Words shape space. This idea of space we tend to limit to the physical, but space includes the virtual and intangible, such as social space, and psychic, emotional and spiritual space.
The Internet created a whole new realm, a virtual space, alive and organic and full of energy.
Any virtual, intangible space lives inside language. While an animal in the wild stakes out its territory with physical marking out of its boundary, and guards such with care and cunning, us humans use the tool of language to design our social space, referring to this with the word “society”.
Society is therefore the social space we create, generate and design. The Guyanese nation is a social space, much more than a physical country. The concept that we make up a unique nation means that we build a society, a social space.
It’s fascinating to study this aspect of life, our use of language to build civilization. For example, the Internet uses the binary language of numbers – series of ones and zeros – to create and design its global space through computer programming. We negotiate the physical world using the 26 letters of the alphabet, we who use English as our language tool.
So the idea that words shape space is a given. The words we think shape our cognitive, thinking space, and neurosurgeons have studied how words shape the development of the brain. That’s why we talk gently to babies. Harsh, violent talk to a baby would cause irreparable mental-health damage.
This idea of the value of words in designing our social space hits home with telling impact when we consider our rate of illiteracy.
Our illiteracy is really our inability to master our mother-tongue, the English language.
A people who refuse to read literate essays and stories, or cannot read, who, in other words, cannot increase their repertoire of vocabulary and deepen their reservoir of word-knowledge, that essential life tool for thinking, talking and sharing ideas and knowledge, cannot design a workable, efficient, sophisticated social space.
This, for example, is the simple difference between a home of educated people, of good readers, and a home of semi- or non-educated types.
One aspect of the developed world in North America, Europe and Asia that much of the under-developed world overlooks is this impact of language on society.
In Canada or the US or England, or anywhere in Europe, people talk well, forming structured sentences, and using an astonishing array of vocabulary, able to understand and self-express with efficiency and self-power.
This essential life skill, of using language with a high level of efficiency, cultivates two important skills for successful personal living: understanding and expression.
In school we learn these two skills as subjects, called Comprehension and Composition.
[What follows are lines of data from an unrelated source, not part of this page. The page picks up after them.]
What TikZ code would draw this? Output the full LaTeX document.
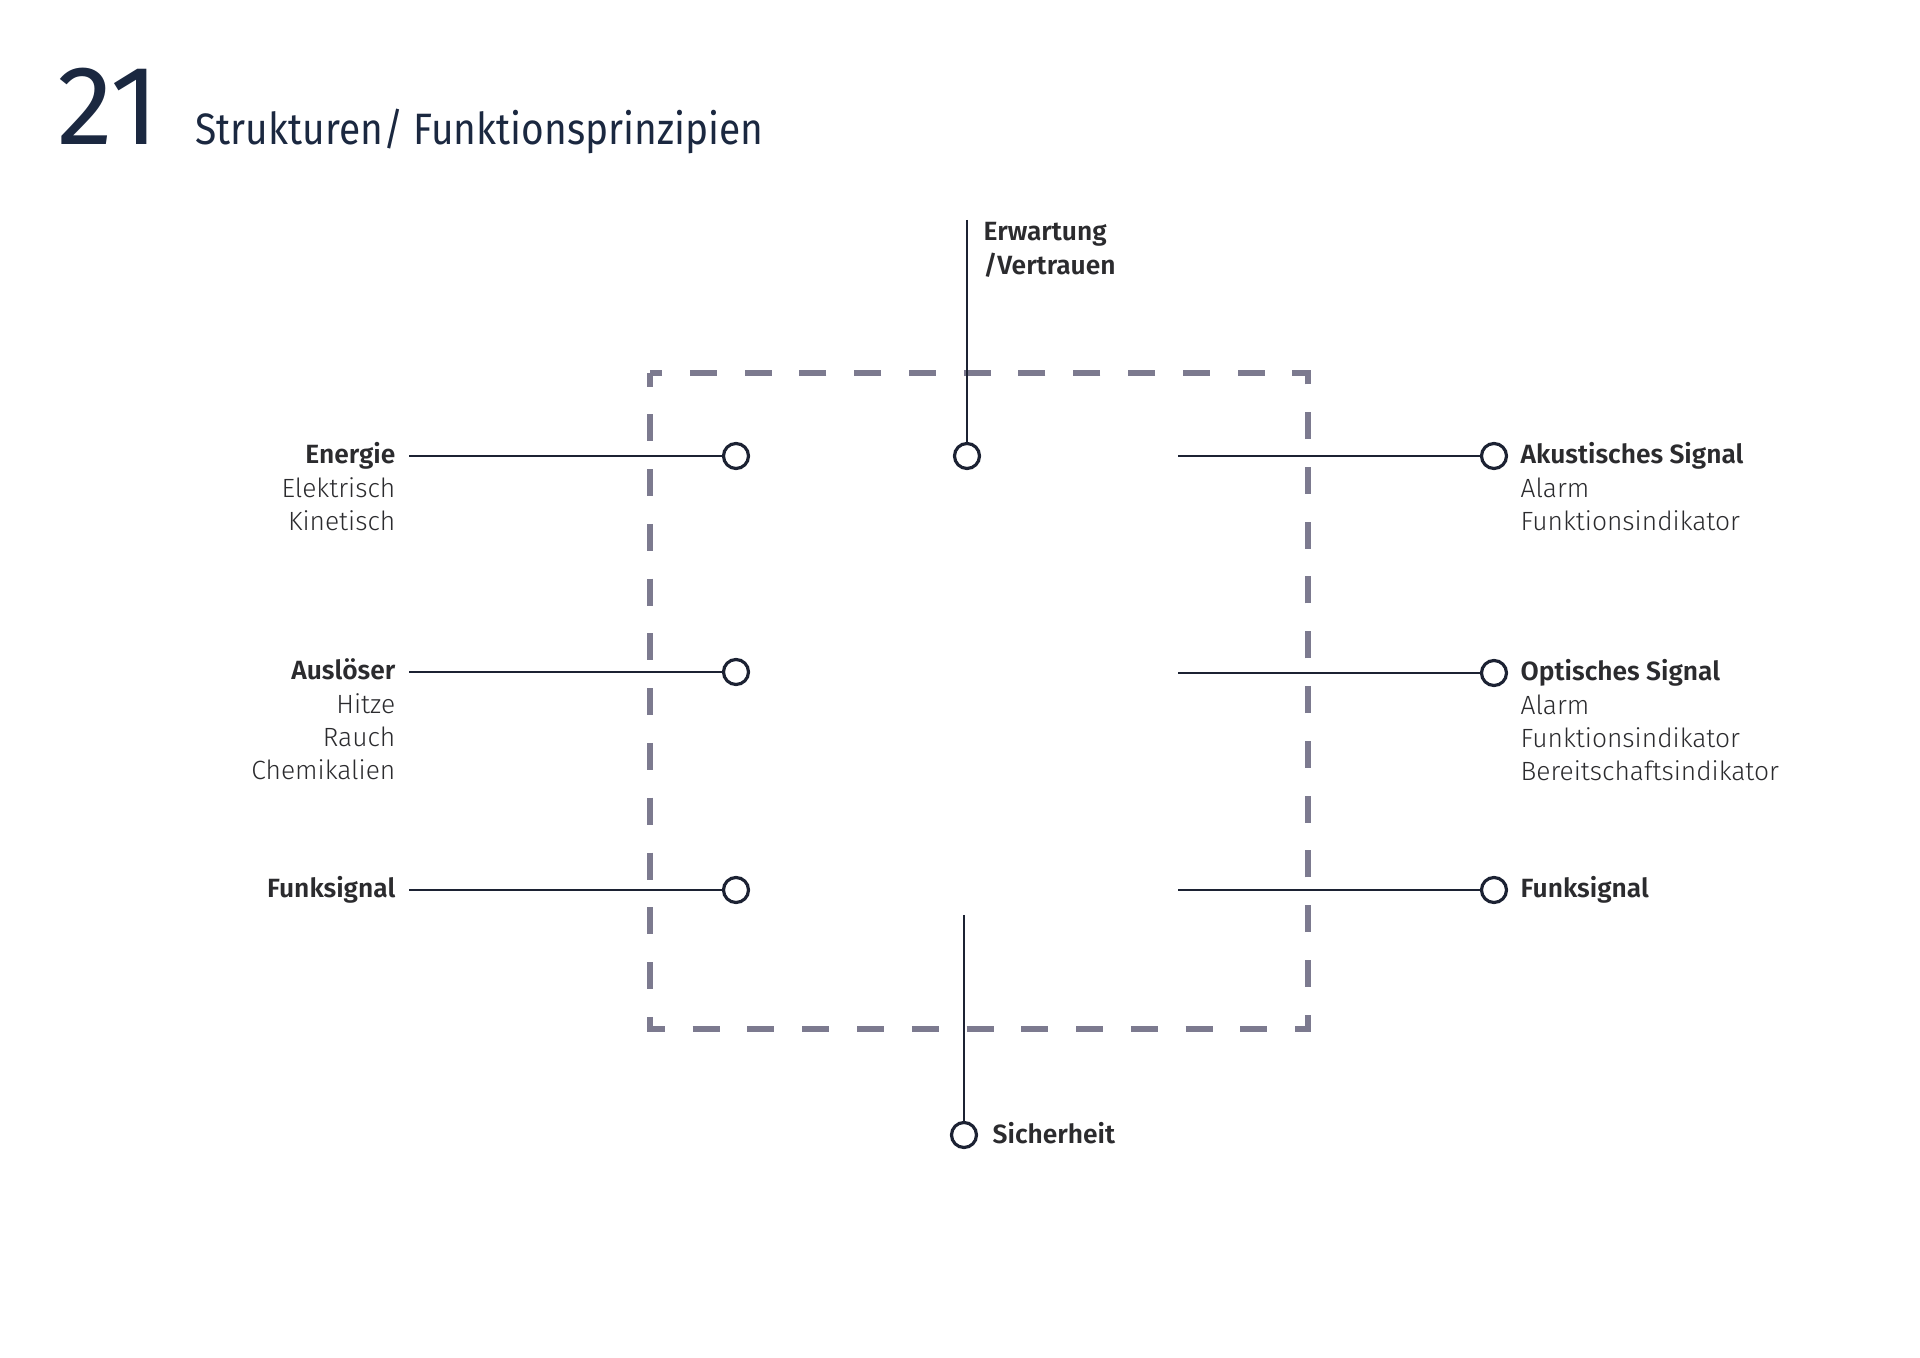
\documentclass[tikz,border=0pt]{standalone}
\usepackage{fontspec}
\setmainfont{Fira Sans}[UprightFont=* Light, BoldFont=* SemiBold]
\newfontfamily\numfont{Fira Sans}
\newfontfamily\titlefont{Fira Sans}[FakeStretch=0.885]
\usepackage{xcolor}
\usepackage{tikz}
\usetikzlibrary{positioning}

\definecolor{navy}{HTML}{1B2840}
\definecolor{ink}{HTML}{2B2B2E}
\definecolor{dashgray}{HTML}{7C7A8F}
\definecolor{wirecol}{HTML}{1C2233}

\begin{document}
\begin{tikzpicture}[
    x=0.01cm,
    y=0.01cm,
    font=\fontsize{7.5}{9.4}\selectfont,
    text=ink,
    head/.style={
      inner sep=0,
      font=\fontsize{7.5}{9.4}\selectfont\bfseries
    },
    sub/.style={
      inner sep=0
    },
    port/.style={
      draw=wirecol,
      circle,
      fill=white,
      line width=0.9pt,
      minimum size=2.5mm,
      inner sep=0
    },
    wire/.style={draw=wirecol, line width=0.7pt},
    dashbox/.style={
      draw=dashgray,
      line width=1.8pt,
      dash pattern=on 2.7mm off 2.775mm,
      dash phase=1.35mm
    }
]
\useasboundingbox (0,0) rectangle (1920,-1358);

% 1) Heading
\node[inner sep=0, anchor=base west, text=navy, font=\numfont\fontsize{32}{32}\selectfont] (num) at (57,-145) {21};
\node[inner sep=0, anchor=base west, text=navy, font=\titlefont\fontsize{12.5}{14}\selectfont] (title) at (195,-145) {Strukturen/ Funktionsprinzipien};

% 2) Dashed system boundary
\draw[dashbox] (650,-373) rectangle (1308,-1029);

% 3) Ports
\node[port] (pEnergie) at (736,-456) {};
\node[port] (pAusloeser) at (736,-672) {};
\node[port] (pFunkIn) at (736,-890) {};
\node[port] (pErwartung) at (967,-456) {};
\node[port] (pAkustisch) at (1494,-456) {};
\node[port] (pOptisch) at (1494,-673) {};
\node[port] (pFunkOut) at (1494,-890) {};
\node[port] (pSicherheit) at (964,-1135) {};

% free ends of the wires
\coordinate (cEnergie) at (409,-456);
\coordinate (cAusloeser) at (409,-672);
\coordinate (cFunkIn) at (409,-890);
\coordinate (cErwartung) at (967,-220);
\coordinate (cAkustisch) at (1178,-456);
\coordinate (cOptisch) at (1178,-673);
\coordinate (cFunkOut) at (1178,-890);
\coordinate (cSicherheit) at (964,-915);

% WIRES
\draw[wire] (cEnergie) -- (pEnergie);
\draw[wire] (cAusloeser) -- (pAusloeser);
\draw[wire] (cFunkIn) -- (pFunkIn);
\draw[wire] (cErwartung) -- (pErwartung);
\draw[wire] (cAkustisch) -- (pAkustisch);
\draw[wire] (cOptisch) -- (pOptisch);
\draw[wire] (cFunkOut) -- (pFunkOut);
\draw[wire] (cSicherheit) -- (pSicherheit);

% 4) Inputs (left)
\node[head, anchor=base east] (tEnergie) at (396,-464) {Energie};
\node[sub, below=3.3mm of tEnergie.base east, anchor=base east] (tElektrisch) {Elektrisch};
\node[sub, below=3.3mm of tElektrisch.base east, anchor=base east] (tKinetisch) {Kinetisch};

\node[head, anchor=base east] (tAusloeser) at (396,-680) {Auslöser};
\node[sub, below=3.3mm of tAusloeser.base east, anchor=base east] (tHitze) {Hitze};
\node[sub, below=3.3mm of tHitze.base east, anchor=base east] (tRauch) {Rauch};
\node[sub, below=3.3mm of tRauch.base east, anchor=base east] (tChemikalien) {Chemikalien};

\node[head, anchor=base east] (tFunkIn) at (396,-898) {Funksignal};

% 5) Outputs (right)
\node[head, anchor=base west] (tAkustisch) at (1520,-464) {Akustisches Signal};
\node[sub, below=3.3mm of tAkustisch.base west, anchor=base west] (tAlarmA) {Alarm};
\node[sub, below=3.3mm of tAlarmA.base west, anchor=base west] (tFunktionA) {Funktionsindikator};

\node[head, anchor=base west] (tOptisch) at (1520,-681) {Optisches Signal};
\node[sub, below=3.3mm of tOptisch.base west, anchor=base west] (tAlarmO) {Alarm};
\node[sub, below=3.3mm of tAlarmO.base west, anchor=base west] (tFunktionO) {Funktionsindikator};
\node[sub, below=3.3mm of tFunktionO.base west, anchor=base west] (tBereitschaft) {Bereitschaftsindikator};

\node[head, anchor=base west] (tFunkOut) at (1520,-898) {Funksignal};

% 6) Top and bottom
\node[head, anchor=base west] (tErwartung) at (983,-241) {Erwartung};
\node[head, below=3.3mm of tErwartung.base west, anchor=base west] (tVertrauen) {/Vertrauen};

\node[head, anchor=base west] (tSicherheit) at (992,-1143) {Sicherheit};

\end{tikzpicture}
\end{document}
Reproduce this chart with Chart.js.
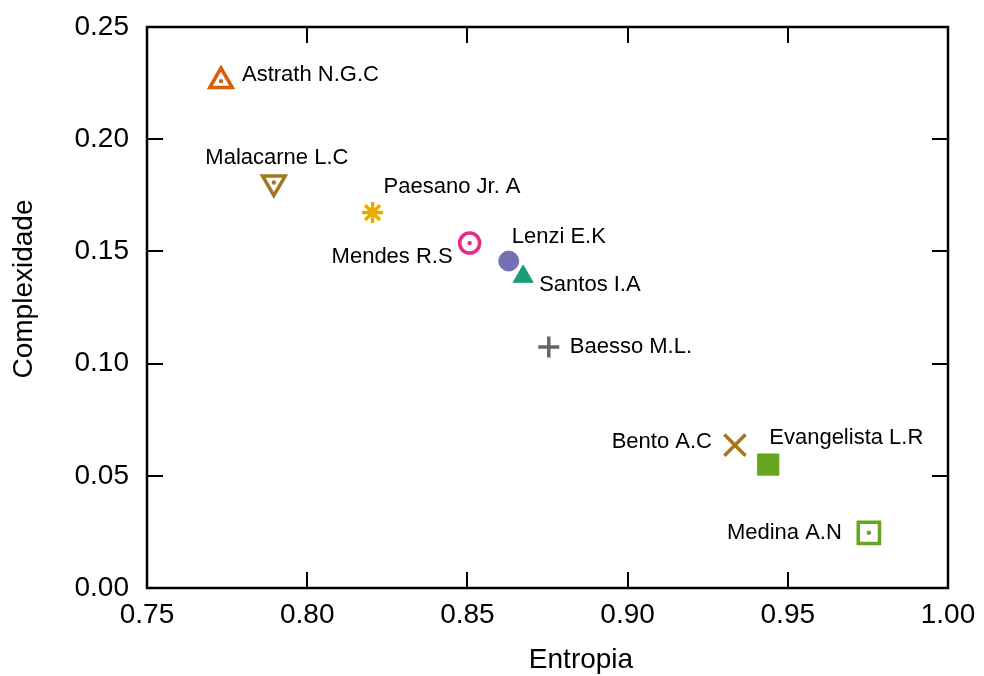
<!DOCTYPE html>
<html>
<head>
<meta charset="utf-8">
<script src="https://cdn.jsdelivr.net/npm/chart.js@4.4.0/dist/chart.umd.min.js"></script>
<style>
  html, body { margin: 0; padding: 0; background: #fff; }
  #wrap { width: 984px; height: 676px; }
</style>
</head>
<body>
<div id="wrap"><canvas id="scatterChart" width="984" height="676"></canvas></div>
<script>
// Data
const authors = ['Astrath N.G.C', 'Malacarne L.C', 'Paesano Jr. A', 'Mendes R.S', 'Lenzi E.K',
                 'Santos I.A', 'Baesso M.L.', 'Bento A.C', 'Evangelista L.R', 'Medina A.N'];
const entropia = [0.7731, 0.7896, 0.8204, 0.8507, 0.8629, 0.8674, 0.8754, 0.9335, 0.9439, 0.9753];
const complexidade = [0.2259, 0.1807, 0.1673, 0.1537, 0.1457, 0.1388, 0.1074, 0.0637, 0.0550, 0.0246];
const xTicks = [0.75, 0.80, 0.85, 0.90, 0.95, 1.00];
const yTicks = [0.00, 0.05, 0.10, 0.15, 0.20, 0.25];

// Estilo dos marcadores (gnuplot-like)
const markers = [
  { color: '#d95f02', style: 'triangle', rot: 0,   r: 13,   fill: false, dot: true },
  { color: '#a6761d', style: 'triangle', rot: 180, r: 13,   fill: false, dot: true },
  { color: '#e6ab02', style: 'star',     rot: 0,   r: 10.5, fill: false, dot: false },
  { color: '#e7298a', style: 'circle',   rot: 0,   r: 10,   fill: false, dot: true },
  { color: '#7570b3', style: 'circle',   rot: 0,   r: 10,   fill: true,  dot: false },
  { color: '#1b9e77', style: 'triangle', rot: 0,   r: 11.5, fill: true,  dot: false },
  { color: '#666666', style: 'cross',    rot: 0,   r: 10.5, fill: false, dot: false },
  { color: '#a6761d', style: 'crossRot', rot: 0,   r: 15,   fill: false, dot: false },
  { color: '#66a61e', style: 'rect',     rot: 0,   r: 15,   fill: true,  dot: false },
  { color: '#66a61e', style: 'rect',     rot: 0,   r: 15,   fill: false, dot: true }
];

// Posisi label relatif ke marcador
const labelPlace = [
  { dx: 21, dy: -6, align: 'left' },
  { dx: 3, dy: -25, align: 'center' },
  { dx: 11, dy: -26, align: 'left' },
  { dx: -17, dy: 14, align: 'right' },
  { dx: 3, dy: -24, align: 'left' },
  { dx: 16, dy: 8, align: 'left' },
  { dx: 21, dy: 0, align: 'left' },
  { dx: -23, dy: -3, align: 'right' },
  { dx: 1, dy: -27, align: 'left' },
  { dx: -27, dy: 0, align: 'right' }
];

const FONT = '"Liberation Sans", Arial, Helvetica, sans-serif';

const datasets = authors.map((name, i) => {
  const m = markers[i];
  return {
    label: name,
    data: [{ x: entropia[i], y: complexidade[i] }],
    pointStyle: m.style,
    rotation: m.rot,
    radius: m.r,
    borderColor: m.color,
    backgroundColor: m.fill ? m.color : 'rgba(0,0,0,0)',
    borderWidth: m.fill ? 1 : 3.5
  };
});

// Titik kecil di tengah marcador terbuka
const dotIdx = markers.map((m, i) => m.dot ? i : -1).filter(i => i >= 0);
datasets.push({
  label: 'dots',
  data: dotIdx.map(i => ({ x: entropia[i], y: complexidade[i] })),
  pointStyle: 'circle',
  radius: 2.2,
  borderWidth: 0,
  backgroundColor: dotIdx.map(i => markers[i].color)
});

const framePlugin = {
  id: 'frame',
  beforeDatasetsDraw(chart) {
    const { ctx, chartArea: a, scales } = chart;
    const tl = 16;
    ctx.save();
    ctx.strokeStyle = '#000';
    ctx.lineWidth = 2;
    ctx.beginPath();
    xTicks.forEach(v => {
      const px = Math.round(scales.x.getPixelForValue(v));
      ctx.moveTo(px, a.bottom); ctx.lineTo(px, a.bottom - tl);
      ctx.moveTo(px, a.top); ctx.lineTo(px, a.top + tl);
    });
    yTicks.forEach(v => {
      const py = Math.round(scales.y.getPixelForValue(v));
      ctx.moveTo(a.left, py); ctx.lineTo(a.left + tl, py);
      ctx.moveTo(a.right, py); ctx.lineTo(a.right - tl, py);
    });
    ctx.stroke();
    ctx.lineWidth = 2.5;
    ctx.strokeRect(a.left, a.top, a.right - a.left, a.bottom - a.top);
    ctx.restore();
  },
  afterDatasetsDraw(chart) {
    const { ctx } = chart;
    ctx.save();
    ctx.fillStyle = '#000';
    ctx.font = '22px ' + FONT;
    ctx.textBaseline = 'middle';
    authors.forEach((name, i) => {
      const el = chart.getDatasetMeta(i).data[0];
      const p = labelPlace[i];
      ctx.textAlign = p.align;
      ctx.fillText(name, el.x + p.dx, el.y + p.dy);
    });
    // Judul sumbu
    ctx.font = '28px ' + FONT;
    ctx.textAlign = 'center';
    ctx.fillText('Entropia', 581, 660);
    ctx.translate(24, 289);
    ctx.rotate(-Math.PI / 2);
    ctx.fillText('Complexidade', 0, 0);
    ctx.restore();
  }
};

new Chart(document.getElementById('scatterChart').getContext('2d'), {
  type: 'scatter',
  data: { datasets },
  options: {
    responsive: false,
    animation: false,
    devicePixelRatio: 1,
    layout: { padding: { top: 27, right: 36, left: 0, bottom: 0 } },
    plugins: { legend: { display: false }, tooltip: { enabled: false } },
    scales: {
      x: {
        type: 'linear',
        min: 0.75, max: 1.0,
        afterBuildTicks: s => { s.ticks = xTicks.map(v => ({ value: v })); },
        afterFit: s => { s.height = 88; s.paddingLeft = 0; s.paddingRight = 0; },
        grid: { display: false, drawTicks: false },
        border: { display: false },
        ticks: {
          padding: 10,
          color: '#000',
          font: { family: FONT, size: 28 },
          maxRotation: 0,
          callback: v => v.toFixed(2)
        }
      },
      y: {
        type: 'linear',
        min: 0, max: 0.25,
        afterBuildTicks: s => { s.ticks = yTicks.map(v => ({ value: v })); },
        afterFit: s => { s.width = 147; s.paddingTop = 0; s.paddingBottom = 0; },
        grid: { display: false, drawTicks: false },
        border: { display: false },
        ticks: {
          padding: 18,
          color: '#000',
          font: { family: FONT, size: 28 },
          callback: v => v.toFixed(2)
        }
      }
    }
  },
  plugins: [framePlugin]
});
</script>
</body>
</html>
But the Guyanese society fails today to incorporate comprehension and composition skills into daily living, as essential life skills.
Thus, one impact of our widespread illiteracy is that we harbour a society unable to comprehend its own reality, or understand itself, and to compose solutions, or express itself with introspective quality.
This is the kind of thing we’ve got to start talking about in this nation. Our media landscape gets caught in the social trap of this society of degenerated talk that lacks language efficiency, and so the problem perpetuates.
Once we recognize and accept that this simple formula offers us a long highway to the future of achieving the Guyana Dream, we’ve got to construct the pathway to accommodate the Guyanese citizen on this journey.
First, once we get the idea that words generate social space, or build society, we must develop tools to expand the national vocabulary, the words people use to think and talk.
Then, with the Guyanese citizen ready to step out in public full of the self-confidence of personal development, able to talk in well-formed sentences, skilled in understanding his or her environment and others, capable and experienced at thinking on his or her feet to be solutions-driven, in other words, to be creative in self-expression, then we proceed to generate a particular kind of social space as the Guyanese nation.
Today, we lack the insight of being a people who see possibilities. One might say we are not a people of possibility living. We see what’s wrong. We feel helpless and dependent, on Government, on the Diaspora’s remittance, on somebody giving us “a break”.
Were we to get the rich personal value of using words and language with skill, each of us personally, with authenticity and an open heart and a quest for goodwill, we would transform the Guyanese homeland.
We must learn to use words in a way that generates the kind of space that we want to see the Guyanese nation become. We want a social space across this nation whereby the citizen awakens to feel inspired, motivated, energized to build Guyana, using his or her initiative, personal development and talents and life-skills to make a difference in the world. That’s the kind of space we want to generate. That’s the kind of philosophy with which we must tackle this nation’s future.
Once we choose that we want to generate such a space, we then engage each other with one single-minded focus: what’s possible for the Guyanese nation in the 21st century?
Were we to sit at a round table and talk about what’s possible for us, were we to write a book on our possibilities, we would astound ourselves.
In this Knowledge Age, with the pastoral serenity of our land, with the natural resourcefulness of the Guyanese soul, with a global Guyanese population networked across the world, with our vast and rich mountains and rivers and magnificent farmlands, we harbour stunning potential, possibilities of greatness.
And all it takes is for us to develop our ability to use words and language to self-develop, and to design the social space that would engage in Guyanese possibilities, instead of cuss outs and frowning harshness and plosive non-thinking.
Our social space fails us today, and most Guyanese – 89 percent of us – who self-develop, inevitably seek to migrate. And, in migrating, the Guyanese move to a society where people invest energy in developing thinking and talking skills.